Bruckmann betonte insbesondere ihre große Zugewandtheit zu den Mitmenschen. Mit Herz und voller Hingabe habe sie sich immer für die Schwächsten eingesetzt, selbst, wenn sie damit immer wieder aneckte.
Mit einem persönlichen Segen aus coronagemäßem Abstand entließ er die Pfarrerin aus ihrem aktiven Dienst.
Die wunsch- und coronagemäß wenigen Grußworte sprachen Vertrauensfrau Monika Schwarz von der „Schwestergemeinde“ Gustav-Adolf, Pfarrer Dr. Wolfgang Weich als Senior des Pfarrkapitels und Ingo Rüd, der Vertrauensmann des Kirchenvorstands, der noch einmal betonte, wie sehr sich Pfarrerin Loos in einer schwierigen Umbruchphase für die Gemeinde eingesetzt hat und welche „Schätze der Gemeinde“ sie bewahrt hat.

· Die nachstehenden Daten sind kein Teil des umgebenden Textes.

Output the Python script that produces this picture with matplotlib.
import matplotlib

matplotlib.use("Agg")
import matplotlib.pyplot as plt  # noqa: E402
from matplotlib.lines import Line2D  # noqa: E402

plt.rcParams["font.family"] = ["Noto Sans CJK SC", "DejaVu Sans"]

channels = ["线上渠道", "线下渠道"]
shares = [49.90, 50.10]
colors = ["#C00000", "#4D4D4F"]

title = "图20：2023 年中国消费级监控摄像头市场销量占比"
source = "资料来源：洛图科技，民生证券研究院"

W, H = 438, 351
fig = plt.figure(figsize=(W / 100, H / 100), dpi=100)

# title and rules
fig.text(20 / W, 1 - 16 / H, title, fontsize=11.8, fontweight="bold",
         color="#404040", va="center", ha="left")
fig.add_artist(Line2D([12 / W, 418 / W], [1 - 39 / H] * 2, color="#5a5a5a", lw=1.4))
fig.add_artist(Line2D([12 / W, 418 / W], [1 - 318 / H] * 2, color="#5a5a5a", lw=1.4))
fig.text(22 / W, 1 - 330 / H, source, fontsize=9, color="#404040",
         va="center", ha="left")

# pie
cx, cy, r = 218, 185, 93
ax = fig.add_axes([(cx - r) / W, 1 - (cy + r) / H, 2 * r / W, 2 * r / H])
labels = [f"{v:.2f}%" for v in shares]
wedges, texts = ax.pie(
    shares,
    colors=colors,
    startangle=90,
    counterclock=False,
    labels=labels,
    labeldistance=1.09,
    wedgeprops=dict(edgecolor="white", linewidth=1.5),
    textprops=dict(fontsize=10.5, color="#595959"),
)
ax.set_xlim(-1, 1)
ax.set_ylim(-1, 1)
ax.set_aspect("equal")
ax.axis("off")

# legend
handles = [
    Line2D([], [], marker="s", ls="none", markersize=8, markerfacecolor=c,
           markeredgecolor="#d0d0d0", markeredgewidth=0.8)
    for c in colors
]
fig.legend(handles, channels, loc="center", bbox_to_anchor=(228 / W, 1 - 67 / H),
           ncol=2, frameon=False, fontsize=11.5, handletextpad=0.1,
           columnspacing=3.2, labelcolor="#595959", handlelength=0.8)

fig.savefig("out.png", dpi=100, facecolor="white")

Eva Loos, geboren 1955, war bereits von 1982 bis 1990 als junge Pfarrerin in St. Lukas. Sie war eine Pionierin der damals noch heftig umstrittenen Frauenordination: Die zweite Pfarrerin im gesamten Dekanat Schweinfurt. Als junge Pfarrerin war es damals nicht leicht für sie, sich gegen eine noch deutlich männerdominierte ältere Pfarrerschaft zu behaupten. „In St. Lukas wurde ich Feministin, das war ich vorher nicht“, so resümiert sie selbst diese Zeit. Â
Zwei Jahre war sie anschließend beurlaubt, um in der Franziskanischen Gemeinschaft San Damiano bei Assisi zu leben und zu arbeiten. Die Art der Arbeit und der von radikaler Armut, Geschwisterlichkeit und Offenheit für alle Menschen geprägte Lebensstil sowie der eher „rebellische Geist“ (Loos) war eine zentrale Erfahrung für ihren weiteren Lebensweg.

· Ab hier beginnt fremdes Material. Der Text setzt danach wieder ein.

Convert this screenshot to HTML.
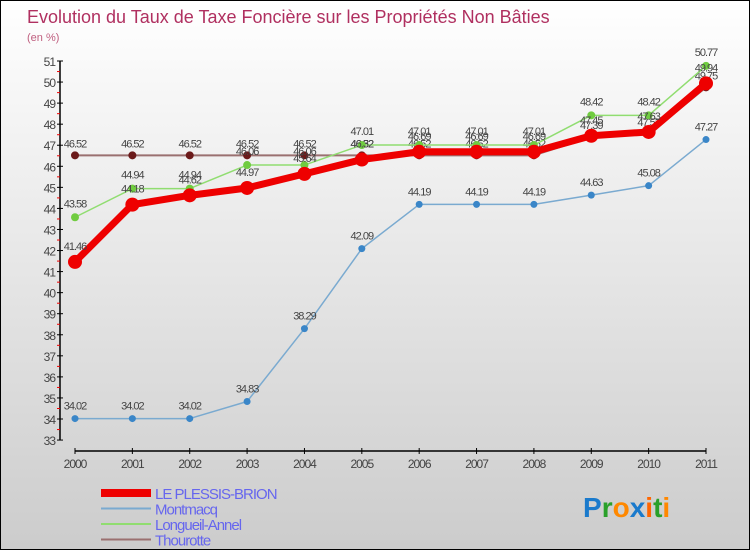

Nach acht Jahren als Pfarrerin in Coburg kam sie am 1.3.2000 nach Schweinfurt-Dreieinigkeitskirche. Damit war sie nun zuletzt die „Rekordhalterin“ als Stelleninhaberin. Zwar sind einige Kolleginnen und Kollegen schon länger im Dekanat, doch haben alle anderen zwischenzeitlich die Stelle gewechselt.
Frau Loos wird in wenigen Wochen nach Nürnberg ziehen. Für die Zeit des Ruhestands, der sicherlich eher unruhig werden wird, wünschen wir ihr alles Gute und Gottes Segen und danken für die vielen Jahre Arbeit in unserer Kirche.